In August 1926, Archie asked Agatha for a divorce. He had fallen in love with Nancy Neele, a friend of Major Belcher. On 3rd December 1926, the pair quarrelled after Archie announced his plan to spend the weekend with friends, unaccompanied by his wife. Late that evening, Agatha disappeared from their home. The following morning, her car, a Morris Cowley, was discovered at Newlands Corner, parked above a chalk quarry with an expired driving licence and clothes inside. 

The disappearance quickly became a news story, as the press sought to satisfy their readers' "hunger for sensation, disaster, and scandal". Home secretary William Joynson-Hicks pressured police, and a newspaper offered a £100 reward. More than 1,000 police officers, 15,000 volunteers, and several aeroplanes searched the rural landscape. Agatha's disappearance was featured on the front page of The New York Times. Despite the extensive manhunt, she was not found for another 10 days. On 14th December 1926, she was located at the Swan Hydropathic Hotel in Harrogate, Yorkshire, registered as Mrs Tressa Neele from "Capetown S.A." The next day, Agatha left for her sister's residence at Abney Hall, Cheadle, where she was sequestered "in guarded hall, gates locked, telephone cut off, and callers turned away". 

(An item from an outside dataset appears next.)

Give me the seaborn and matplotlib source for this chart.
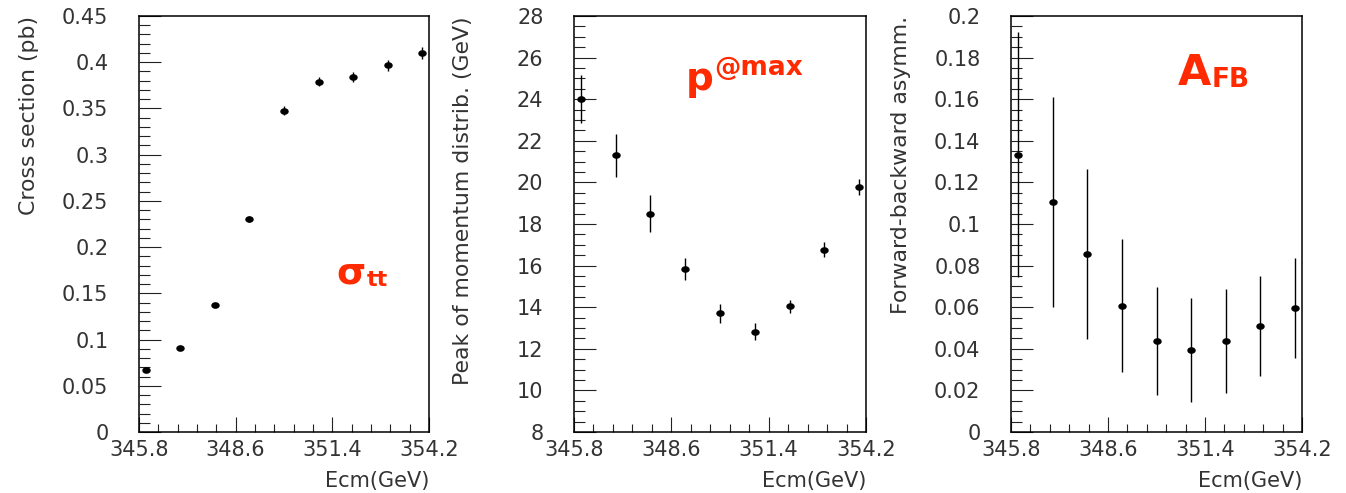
import numpy as np
import matplotlib
matplotlib.use("Agg")
import matplotlib.pyplot as plt
import matplotlib.ticker as mticker
from matplotlib.path import Path
from matplotlib.transforms import Affine2D
import pandas as pd
import seaborn as sns

# ---- threshold scan data -------------------------------------------------
ecm = [346.0, 347.0, 348.0, 349.0, 350.0, 351.0, 352.0, 353.0, 354.0]

xsec = [0.0668, 0.0909, 0.1379, 0.2302, 0.3475, 0.3789, 0.3840, 0.3966, 0.4100]
xsec_err = [0.002, 0.002, 0.002, 0.003, 0.005, 0.005, 0.005, 0.006, 0.006]

p_peak = [24.0, 21.3, 18.5, 15.83, 13.7, 12.83, 14.05, 16.77, 19.77]
p_peak_err = [1.15, 1.05, 0.9, 0.54, 0.46, 0.43, 0.32, 0.36, 0.37]

afb = [0.1333, 0.1105, 0.0856, 0.0608, 0.0436, 0.0396, 0.0438, 0.0510, 0.0597]
afb_err = [0.059, 0.0505, 0.041, 0.032, 0.026, 0.025, 0.025, 0.024, 0.024]

x_ticks = [345.8, 348.6, 351.4, 354.2]
x_label = "Ecm(GeV)"

y_labels = ["Cross section (pb)", "Peak of momentum distrib. (GeV)",
            "Forward-backward asymm."]

RED = "#ff2a00"

sns.set_style("ticks")
plt.rcParams["font.family"] = ["DejaVu Sans"]

W, H = 1346, 493
fig = plt.figure(figsize=(W / 100, H / 100), dpi=100)


def panel(left, right, top=16, bottom=432):
    return fig.add_axes([left / W, (H - bottom) / H,
                         (right - left) / W, (bottom - top) / H])


# slightly flattened dot, like the classic filled marker
dot = Path.unit_circle().transformed(Affine2D().scale(1.27, 1.0))

panels = [
    dict(box=(139, 429), y=xsec, err=xsec_err, ylim=(0, 0.45),
         major=0.05, minor=0.01, label=y_labels[0]),
    dict(box=(574, 866), y=p_peak, err=p_peak_err, ylim=(8, 28),
         major=2, minor=0.5, label=y_labels[1]),
    dict(box=(1011, 1302), y=afb, err=afb_err, ylim=(0, 0.2),
         major=0.02, minor=0.005, label=y_labels[2]),
]

axes = []
for cfg in panels:
    ax = panel(*cfg["box"])
    df = pd.DataFrame({"ecm": ecm, "val": cfg["y"], "err": cfg["err"]})
    ax.errorbar(df["ecm"], df["val"], yerr=df["err"], fmt="none",
                ecolor="black", elinewidth=1.0, capsize=0, zorder=2)
    sns.scatterplot(data=df, x="ecm", y="val", ax=ax, color="black",
                    marker=dot, s=37, linewidth=0, zorder=3, legend=False)

    ax.set_xlim(x_ticks[0], x_ticks[-1])
    ax.set_ylim(*cfg["ylim"])
    ax.xaxis.set_major_locator(mticker.FixedLocator(x_ticks))
    ax.xaxis.set_minor_locator(
        mticker.FixedLocator(np.linspace(x_ticks[0], x_ticks[-1], 16)))
    ax.xaxis.set_major_formatter(mticker.FuncFormatter(lambda v, p: f"{v:.1f}"))
    ax.yaxis.set_major_locator(mticker.MultipleLocator(cfg["major"]))
    ax.yaxis.set_minor_locator(mticker.MultipleLocator(cfg["minor"]))
    ax.yaxis.set_major_formatter(
        mticker.FuncFormatter(lambda v, p: f"{round(v, 6):g}"))

    for side in ("left", "right", "top", "bottom"):
        ax.spines[side].set_visible(True)
        ax.spines[side].set_linewidth(1.1)
        ax.spines[side].set_color("black")

    ax.tick_params(axis="y", which="major", direction="in", length=15.5,
                   width=0.8, color="#222222", pad=22, labelsize=15,
                   labelcolor="#333333", left=True, right=False)
    ax.tick_params(axis="y", which="minor", direction="in", length=8,
                   width=0.8, color="#222222", left=True, right=False)
    ax.tick_params(axis="x", which="major", direction="in", length=11,
                   width=0.8, color="#222222", pad=6, labelsize=15,
                   labelcolor="#333333", bottom=True, top=False)
    ax.tick_params(axis="x", which="minor", direction="in", length=5.5,
                   width=0.8, color="#222222", bottom=True, top=False)

    ax.set_xlabel(x_label, loc="right", fontsize=15, color="#333333")
    ax.xaxis.set_label_coords(1.0, -0.093)
    ax.set_ylabel(cfg["label"], loc="top", fontsize=15.8, color="#333333")
    ax.yaxis.set_label_coords(-0.345, 1.0)
    ax.grid(False)
    axes.append(ax)

# ---- observable tags -----------------------------------------------------
tag = dict(color=RED, fontweight="bold", ha="left", va="baseline")

ax1, ax2, ax3 = axes
ax1.text(0.680, 0.358, "σ", transform=ax1.transAxes, fontsize=27, **tag)
ax1.text(0.785, 0.351, "tt", transform=ax1.transAxes, fontsize=16, **tag)

ax2.text(0.384, 0.822, "p", transform=ax2.transAxes, fontsize=28, **tag)
ax2.text(0.480, 0.858, "@max", transform=ax2.transAxes, fontsize=19, **tag)

ax3.text(0.572, 0.834, "A", transform=ax3.transAxes, fontsize=31, **tag)
ax3.text(0.690, 0.829, "FB", transform=ax3.transAxes, fontsize=19, **tag)

fig.savefig("out.png", dpi=100, facecolor="white")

Agatha's autobiography makes no reference to the disappearance. 2 doctors diagnosed her as suffering from "an unquestionable genuine loss of memory", yet opinion remains divided over the reason for her disappearance. Some, including her biographer Morgan, believe she disappeared during a fugue state. The author Jared Cade concluded that Agatha planned the event to embarrass her husband but did not anticipate the resulting public melodrama. Agatha biographer Laura Thompson provides an alternative view that Agatha disappeared during a nervous breakdown, conscious of her actions but not in emotional control of herself. Public reaction at the time was largely negative, supposing a publicity stunt or an attempt to frame her husband for murder.